France is unlikely to send any more troops to Afghanistan other than those involved in training Afghan army and police units, French Foreign Minister Herve Morin said in response to Obama's imminent announcement of a troop surge.
As US President Barack Obama prepared to unveil his much-awaited new Afghanistan strategy later Tuesday, his administration has been calling on allies – including France - to increase their troop presence in Afghanistan.
On Monday, leading French daily, Le Monde, reported that the US had asked France to boost its contingent of 3,750 troops in Afghanistan by 1,500. French foreign ministry officials have also confirmed that US Secretary of State Hillary Clinton made a phone call to her French counterpart, Bernard Kouchner, late last week.
But US and French officials refused to confirm or deny reports that Washington was pushing for an increased French troop presence.
Responding to Monday’s news report, French Defence Minister Herve Morin declined to comment on the specific figure from the report but confirmed that "the United States is asking the Europeans for more troops," according to the AFP news service.
But Morin stressed that France is unlikely to send more troops to the war zone. Instead, he maintained France would be concentrating on preparing Afghan security forces for a greater role in anti-insurgency operations.
"If there were to be an additional effort, the only effort that would make sense would be in terms of Afghan army and police training," Morin told the AFP.
"There cannot simply be a military response," he stressed, adding that the allies must also focus on "the construction of Afghan institutions and improving governance."
Reconsidering Sarkozy’s ‘not a single more’ soldier, report
Amid growing reports of increased US pressure on France for a troop surge, French daily Le Figaro quoted an unnamed senior French official as saying French President Nicolas Sarkozy could reconsider an earlier decision not to increase French troop presence in Afghanistan.
In an interview with the paper in October, Sarkozy asserted that France would send "not a single soldier more" to Afghanistan.
But speaking to Le Figaro Tuesday, a source from the French presidential palace who declined to be named, said Sarkozy "did not exclude reconsidering his [ealier] refusal to reinforce the contingent" in Afghanistan.
"Obama's announcement will not be followed by a mechanical augmentation of French troops in Afghanistan," the source is quoted saying, adding that "the American decision must be followed by precise commitment from Afghan President Hamid Karzai in terms of boosting recruitment in the Afghan National Army and police force.”
On Monday, British Prime Minister Gordon Brown announced that the UK would boost its regular troops in Afghanistan by 500 to 9,500 by the end of the year.
In his speech later Tuesday, Obama is expected to say he would send an extra 30,000 soldiers in the coming months in addition to the 21,000 sent in March this year. It means Obama will have doubled his country's commitment in Afghanistan since he took office just over a year ago.

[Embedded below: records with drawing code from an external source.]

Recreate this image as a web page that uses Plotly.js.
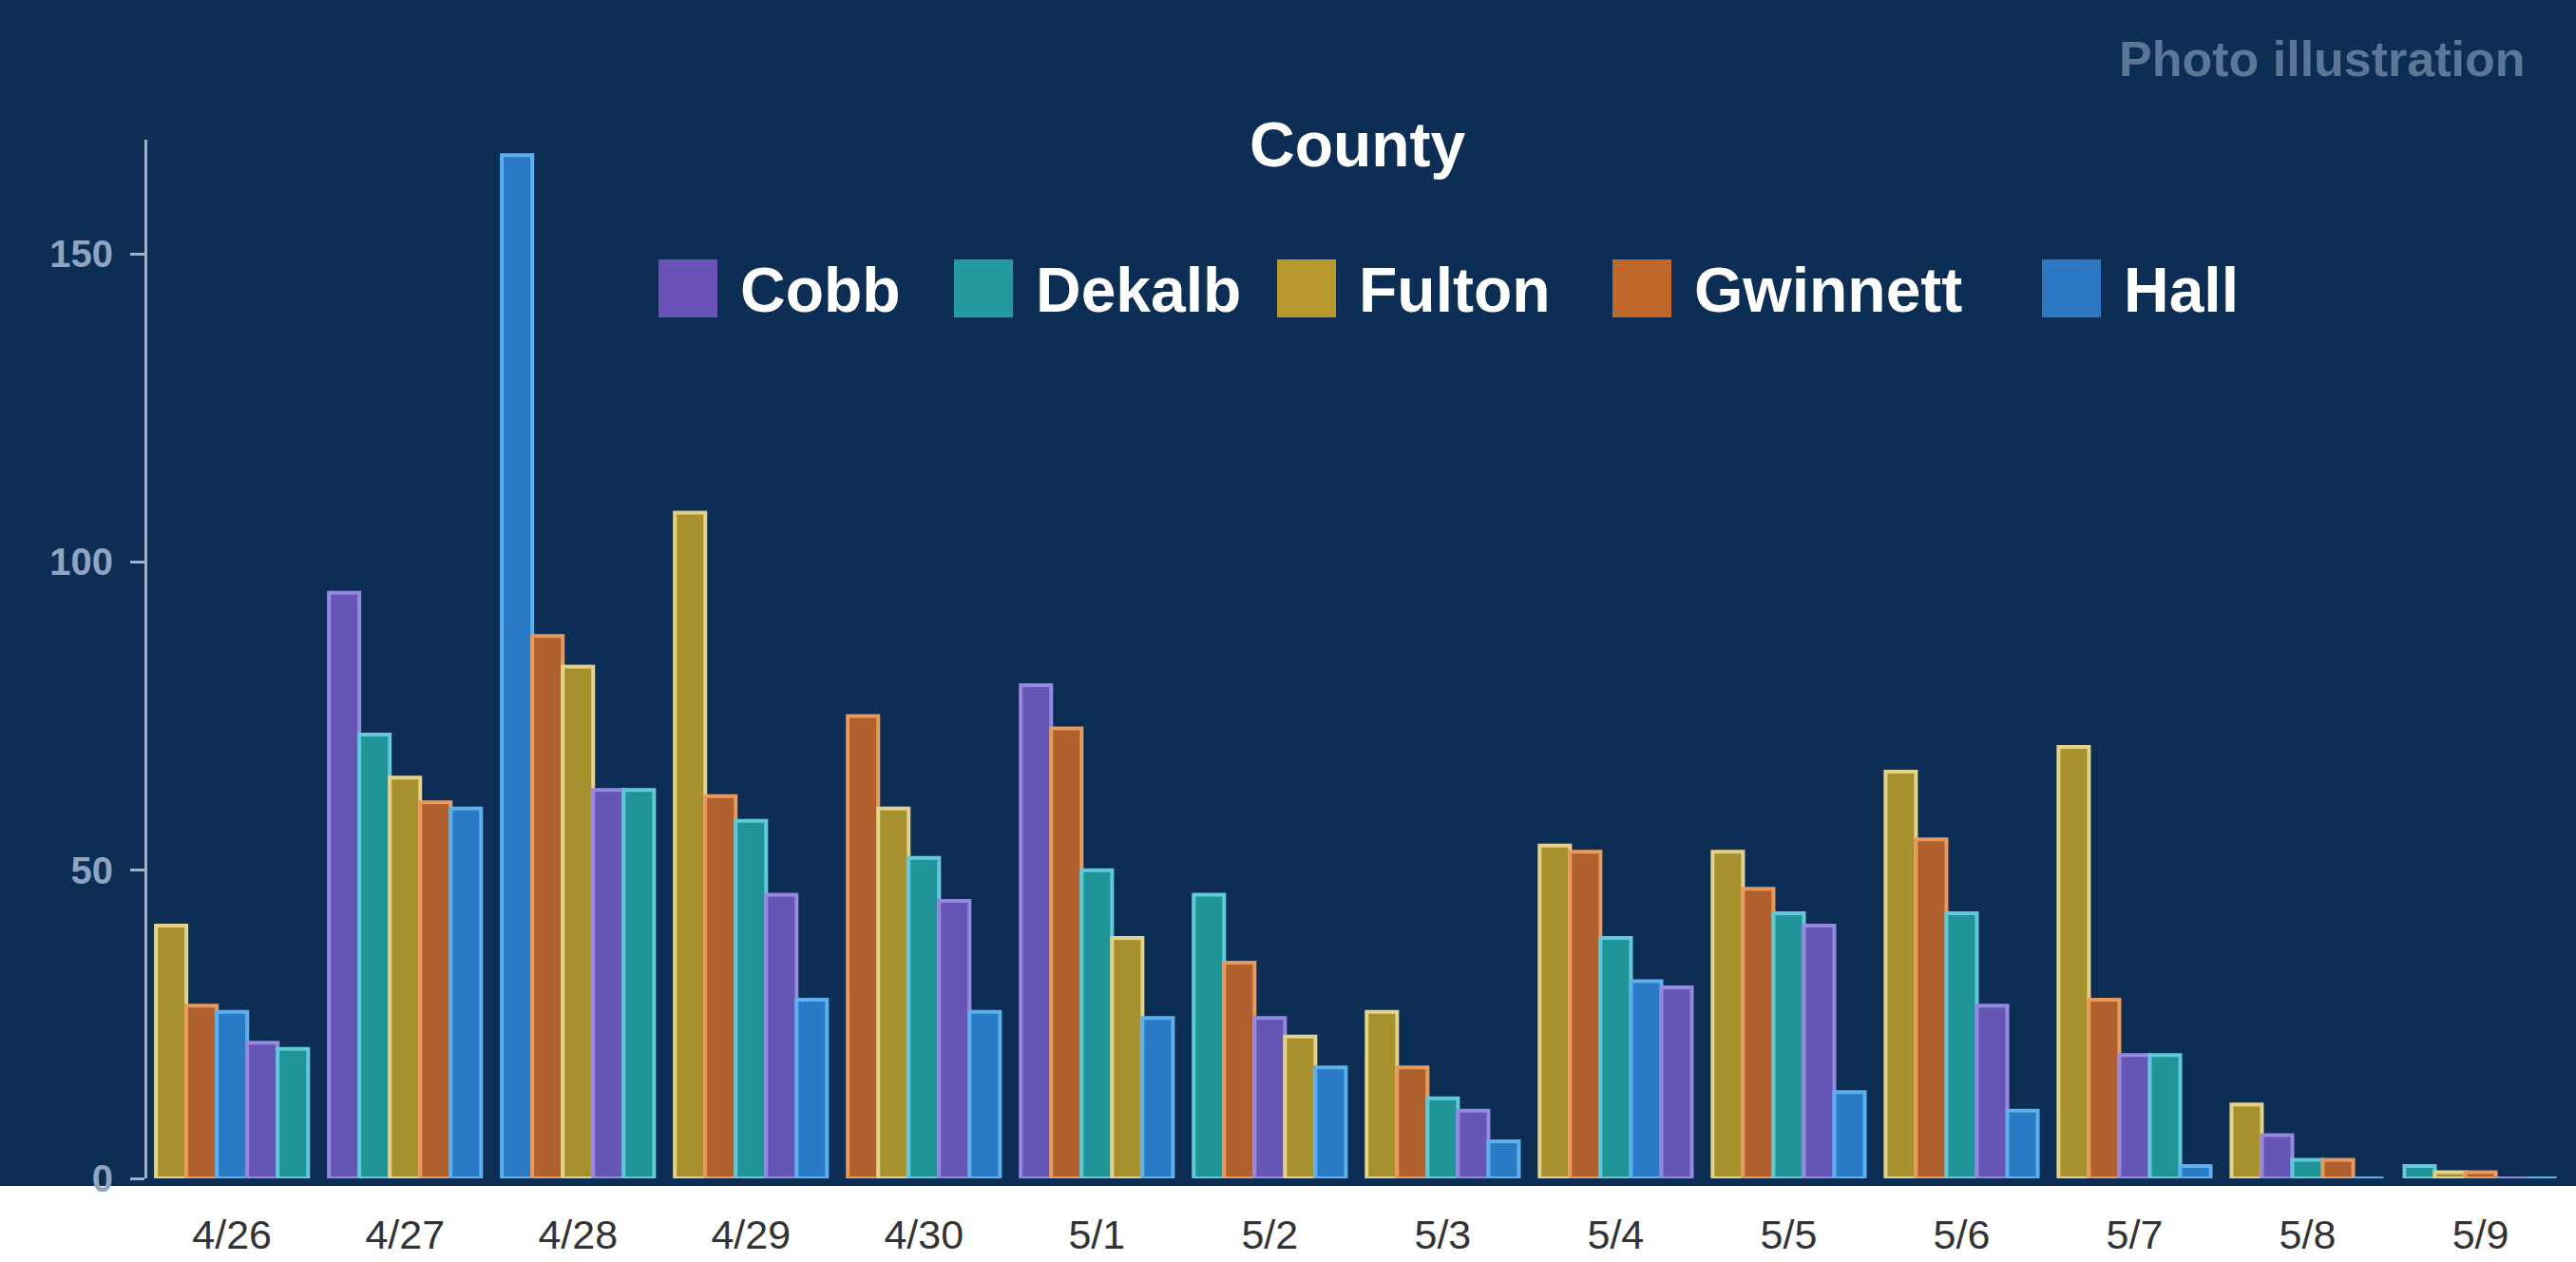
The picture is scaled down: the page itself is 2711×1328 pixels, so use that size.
<!DOCTYPE html>
<html>
<head>
<meta charset="utf-8">
<script src="https://cdn.plot.ly/plotly-3.0.1.min.js"></script>
<style>html,body{margin:0;padding:0;background:#0c2e54;}#chart{width:2711px;height:1328px;}</style>
</head>
<body>
<div id="chart"></div>
<script>
// ---- data ----
const dates = ['4/26','4/27','4/28','4/29','4/30','5/1','5/2','5/3','5/4','5/5','5/6','5/7','5/8','5/9'];
const counties = ['Cobb','Dekalb','Fulton','Gwinnett','Hall'];
const cobb     = [22, 95,  63,  46, 45, 80, 26, 11, 31, 41, 28, 20,  7, 0];
const dekalb   = [21, 72,  63,  58, 52, 50, 46, 13, 39, 43, 43, 20,  3, 2];
const fulton   = [41, 65,  83, 108, 60, 39, 23, 27, 54, 53, 66, 70, 12, 1];
const gwinnett = [28, 61,  88,  62, 75, 73, 35, 18, 53, 47, 55, 29,  3, 1];
const hall     = [27, 60, 166,  29, 27, 26, 18,  6, 32, 14, 11,  2,  0, 0];
const yTicks = [0, 50, 100, 150];

// ---- styles ----
const fills    = ['#6555b4', '#1f9598', '#a8902c', '#b0602c', '#2a7ac6'];
const outlines = ['#9488e0', '#62c8dc', '#e2d28a', '#e89a5c', '#5cb0ee'];
const swatch   = ['#6a52b8', '#239a9e', '#b8982c', '#c0682a', '#2c78c4'];
const BG = '#0c2e54';
const SANS = '"Liberation Sans", Arial, sans-serif';

const series = [cobb, dekalb, fulton, gwinnett, hall];

// Each date: counties sorted by value (descending), bars placed by rank.
const ranked = dates.map((d, i) => {
  const arr = counties.map((c, k) => ({k: k, v: series[k][i]}));
  arr.sort((a, b) => b.v - a.v);
  return arr;
});

const traces = [];
for (let r = 0; r < counties.length; r++) {
  traces.push({
    type: 'bar',
    x: dates,
    y: ranked.map(a => a[r].v),
    text: ranked.map(a => counties[a[r].k]),
    hovertemplate: '%{text}: %{y}<extra></extra>',
    textposition: 'none',
    marker: {
      color: ranked.map(a => fills[a[r].k]),
      line: {color: ranked.map(a => outlines[a[r].k]), width: 4}
    },
    showlegend: false
  });
}

// ---- geometry helpers (figure pixels -> paper coords) ----
const W = 2711, H = 1328, ML = 155, MR = 4, MT = 147, MB = 88;
const PW = W - ML - MR, PH = H - MT - MB;
const px = x => (x - ML) / PW;
const py = y => (H - MB - y) / PH;

const shapes = [{
  type: 'rect', xref: 'paper', yref: 'paper', layer: 'below',
  x0: px(-10), x1: px(W + 10), y0: py(H + 10), y1: py(1248),
  fillcolor: '#ffffff', line: {width: 0}
}];

const annotations = [
  {xref: 'paper', yref: 'paper', x: px(1429), y: py(152), xanchor: 'center', yanchor: 'middle',
   text: 'County', showarrow: false,
   font: {family: SANS, size: 66, color: '#ffffff', weight: 'bold'}},
  {xref: 'paper', yref: 'paper', x: px(2660), y: py(62), xanchor: 'right', yanchor: 'middle',
   text: 'Photo illustration', showarrow: false,
   font: {family: SANS, size: 52, color: '#5b7696', weight: 'bold'}}
];

const legendX = [693, 1004, 1344, 1697, 2149];
counties.forEach((c, k) => {
  shapes.push({
    type: 'rect', xref: 'paper', yref: 'paper',
    x0: px(legendX[k]), x1: px(legendX[k] + 62), y0: py(334), y1: py(273),
    fillcolor: swatch[k], line: {width: 0}
  });
  annotations.push({
    xref: 'paper', yref: 'paper', x: px(legendX[k] + 84), y: py(305),
    xanchor: 'left', yanchor: 'middle', text: c, showarrow: false,
    font: {family: SANS, size: 66, color: '#ffffff', weight: 'bold'}
  });
});

const layout = {
  width: W, height: H,
  margin: {l: ML, r: MR, t: MT, b: MB, pad: 0},
  paper_bgcolor: BG, plot_bgcolor: BG,
  barmode: 'group', bargap: 0.12, bargroupgap: 0,
  showlegend: false,
  xaxis: {
    type: 'category', range: [-0.49, 13.53],
    showline: false, showgrid: false, zeroline: false, ticks: '',
    tickfont: {family: SANS, size: 43, color: '#333333'},
    ticklabelstandoff: 30
  },
  yaxis: {
    range: [0, 168.5], tickvals: yTicks, ticktext: yTicks.map(String),
    showgrid: false, zeroline: false,
    showline: true, linecolor: '#9cb0c8', linewidth: 3,
    ticks: 'outside', ticklen: 15, tickwidth: 3, tickcolor: '#9cb0c8',
    tickfont: {family: SANS, size: 40, color: '#8ea4c2', weight: 'bold'},
    ticklabelstandoff: 10
  },
  shapes: shapes,
  annotations: annotations
};

Plotly.newPlot('chart', traces, layout, {displayModeBar: false, staticPlot: true});
</script>
</body>
</html>
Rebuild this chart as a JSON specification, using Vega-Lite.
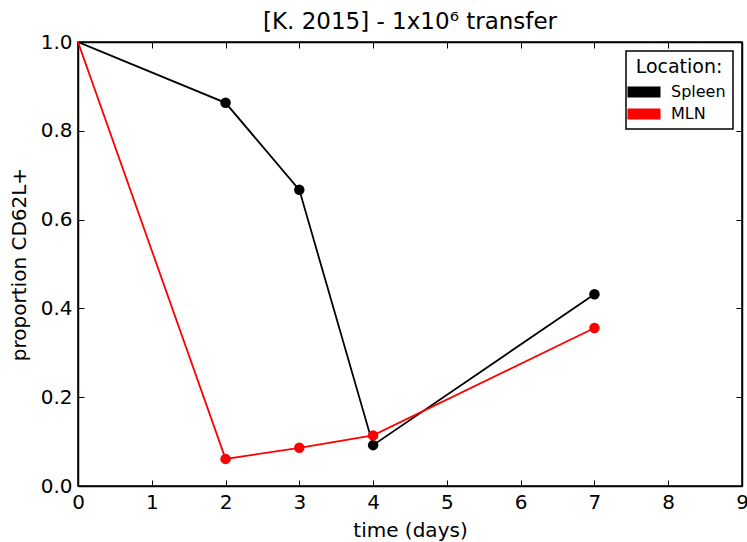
{
  "$schema": "https://vega.github.io/schema/vega-lite/v6.json",
  "autosize": "none",
  "width": 664,
  "height": 444,
  "padding": {"left": 78, "top": 42, "right": 5, "bottom": 56},
  "background": "white",
  "title": {
    "text": "[K. 2015] - 1x10\u2076 transfer",
    "font": "DejaVu Sans",
    "fontSize": 23,
    "fontWeight": "normal",
    "color": "black",
    "offset": -2,
    "anchor": "middle"
  },
  "config": {
    "view": {"stroke": "black", "strokeWidth": 1.5},
    "axis": {
      "labelFont": "DejaVu Sans",
      "titleFont": "DejaVu Sans",
      "labelFontSize": 20,
      "titleFontSize": 20,
      "titleFontWeight": "normal",
      "labelColor": "black",
      "titleColor": "black",
      "domainColor": "black",
      "domainWidth": 1.5,
      "tickColor": "black",
      "tickWidth": 1,
      "tickSize": -6,
      "labelFlush": false,
      "grid": false
    }
  },
  "data": {
    "values": [
      {"day": 0, "proportion": 1.0, "location": "Spleen"},
      {"day": 2, "proportion": 0.863, "location": "Spleen"},
      {"day": 3, "proportion": 0.667, "location": "Spleen"},
      {"day": 4, "proportion": 0.092, "location": "Spleen"},
      {"day": 7, "proportion": 0.432, "location": "Spleen"},
      {"day": 0, "proportion": 1.0, "location": "MLN"},
      {"day": 2, "proportion": 0.061, "location": "MLN"},
      {"day": 3, "proportion": 0.086, "location": "MLN"},
      {"day": 4, "proportion": 0.114, "location": "MLN"},
      {"day": 7, "proportion": 0.356, "location": "MLN"}
    ]
  },
  "resolve": {"axis": {"x": "independent", "y": "independent"}},
  "layer": [
    {
      "mark": {"type": "line", "strokeWidth": 1.8, "clip": true},
      "encoding": {
        "x": {
          "field": "day", "type": "quantitative",
          "scale": {"domain": [0, 9], "nice": false},
          "axis": {"title": "time (days)", "values": [0,1,2,3,4,5,6,7,8,9], "format": "d", "labelPadding": 12, "titlePadding": 8}
        },
        "y": {
          "field": "proportion", "type": "quantitative",
          "scale": {"domain": [0, 1], "nice": false},
          "axis": {"title": "proportion CD62L+", "values": [0,0.2,0.4,0.6,0.8,1.0], "format": ".1f", "labelPadding": 12, "titlePadding": 11}
        },
        "color": {
          "field": "location", "type": "nominal",
          "scale": {"domain": ["Spleen", "MLN"], "range": ["black", "#ff0000"]}
        },
        "order": {"field": "day"}
      }
    },
    {
      "transform": [{"filter": "datum.day > 0"}],
      "mark": {"type": "point", "filled": true, "opacity": 1, "size": 110, "shape": "circle"},
      "encoding": {
        "x": {
          "field": "day", "type": "quantitative",
          "axis": {"orient": "top", "title": null, "labels": false, "values": [0,1,2,3,4,5,6,7,8,9]}
        },
        "y": {
          "field": "proportion", "type": "quantitative",
          "axis": {"orient": "right", "title": null, "labels": false, "values": [0,0.2,0.4,0.6,0.8,1.0]}
        },
        "color": {
          "field": "location", "type": "nominal",
          "scale": {"domain": ["Spleen", "MLN"], "range": ["black", "#ff0000"]},
          "legend": {
            "title": "Location:",
            "orient": "none",
            "legendX": 548,
            "legendY": 9,
            "titleFont": "DejaVu Sans",
            "titleFontSize": 19,
            "titleFontWeight": "normal",
            "titleColor": "black",
            "titleAnchor": "middle",
            "titlePadding": 4,
            "labelFont": "DejaVu Sans",
            "labelFontSize": 16,
            "labelColor": "black",
            "labelOffset": 16,
            "symbolType": "M-1.5,-0.5H1.5V0.5H-1.5Z",
            "symbolSize": 484,
            "symbolStrokeWidth": 0,
            "symbolOpacity": 1,
            "rowPadding": 3,
            "padding": 7,
            "strokeColor": "black",
            "fillColor": "white",
            "encode": {
              "legend": {"update": {"strokeWidth": {"value": 1.5}}},
              "symbols": {"update": {"fill": {"scale": "color", "field": "value"}, "stroke": {"value": "transparent"}}}
            }
          }
        }
      }
    }
  ]
}
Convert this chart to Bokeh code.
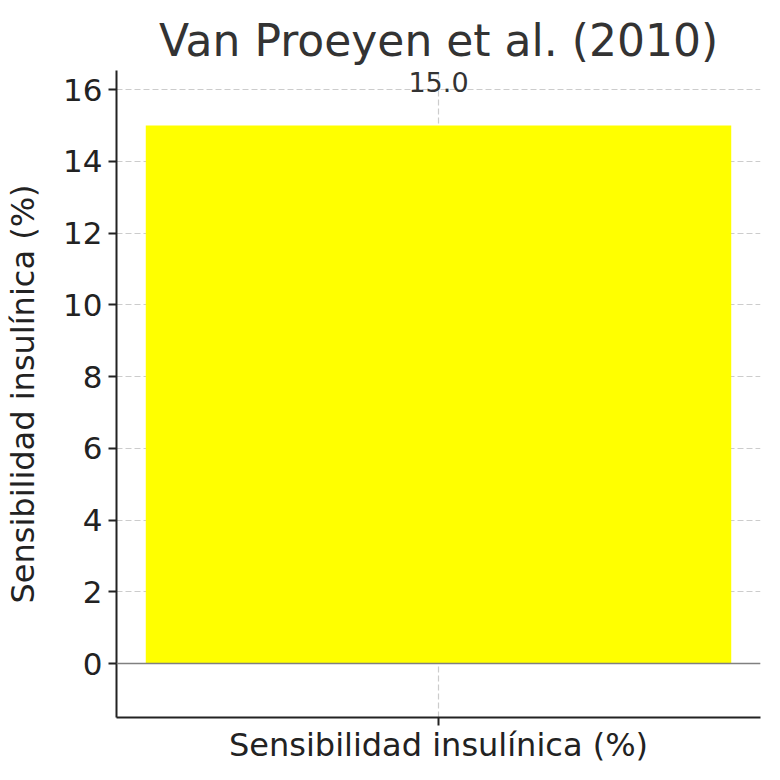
from bokeh.plotting import figure
from bokeh.models import Range1d, FixedTicker, Span, LabelSet, ColumnDataSource
from bokeh.core.properties import value
from bokeh.embed import file_html
from bokeh.resources import INLINE

title_text = "Van Proeyen et al. (2010)"
y_label = "Sensibilidad insulínica (%)"
categories = ["Sensibilidad insulínica (%)"]
values = [15.0]
y_ticks = [0, 2, 4, 6, 8, 10, 12, 14, 16]

xs = list(range(len(categories)))
src = ColumnDataSource(dict(x=xs, top=values, lab=[f"{v:.1f}" for v in values]))

FONT = "DejaVu Sans"
p = figure(width=780, height=780, output_backend="svg", toolbar_location=None,
           x_range=Range1d(-0.44, len(categories) - 1 + 0.44),
           y_range=Range1d(-1.505, 16.53),
           min_border_left=116, min_border_right=20, min_border_top=70, min_border_bottom=63)

p.title.text = title_text
p.title.text_font = FONT
p.title.text_font_size = "44px"
p.title.text_font_style = "normal"
p.title.text_color = "#333333"
p.title.align = "center"
p.title.offset = 0
p.title.standoff = 10

p.vbar(x="x", top="top", bottom=0, width=0.8, source=src, fill_color="#ffff00", line_color=None)
p.add_layout(Span(location=0, dimension="width", line_color="#808080", line_width=1.5))
p.add_layout(LabelSet(x="x", y="top", text="lab", source=src, y_offset=33, text_align="center",
                      text_baseline="alphabetic", text_font=value(FONT), text_font_size="27px",
                      text_color="#333333"))

p.outline_line_color = None
p.background_fill_color = "white"
p.border_fill_color = "white"

p.xaxis.ticker = FixedTicker(ticks=xs)
p.xaxis.major_label_overrides = {x: c for x, c in zip(xs, categories)}
p.yaxis.ticker = FixedTicker(ticks=y_ticks)
p.yaxis.axis_label = y_label

for ax in (p.xaxis, p.yaxis):
    ax.axis_line_width = 2
    ax.axis_line_color = "#222222"
    ax.major_tick_line_width = 2
    ax.major_tick_line_color = "#222222"
    ax.major_tick_out = 8
    ax.major_tick_in = 0
    ax.minor_tick_line_color = None
    ax.major_label_text_font = FONT
    ax.major_label_text_font_size = "31px"
    ax.major_label_text_color = "#222222"
    ax.axis_label_text_font = FONT
    ax.axis_label_text_font_size = "32px"
    ax.axis_label_text_font_style = "normal"
    ax.axis_label_text_color = "#222222"
p.xaxis.major_label_text_font_size = "32px"
p.xaxis.major_label_standoff = 0
p.yaxis.major_label_standoff = 6
p.yaxis.axis_label_standoff = 18

for g in (p.xgrid, p.ygrid):
    g.grid_line_color = "#cccccc"
    g.grid_line_dash = "6 3"
    g.grid_line_width = 1.2
p.xgrid.ticker = FixedTicker(ticks=xs)
p.ygrid.ticker = FixedTicker(ticks=y_ticks)

open("out.html", "w").write(file_html(p, INLINE))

The new Afghan strategy, which will be announced in a live broadcast from the West Point military academy at 2am Paris time (GMT+1) Wednesday. According to military experts, an additional 30,000 US troops in Afghanistan is expected to cost between 20 and 40 billion dollars.
Ahead of the broadcast, Obama told US military commanders he had settled on a plan and gave the orders to carry it out, the White House said.
"The commander-in-chief delivered the orders," said White House spokesman Robert Gibbs, who added that Obama would offer a timeframe for reducing troop numbers in a war which is now in its ninth year.
"Our time there will be limited," he said. "We're not going to be there in another eight of nine years."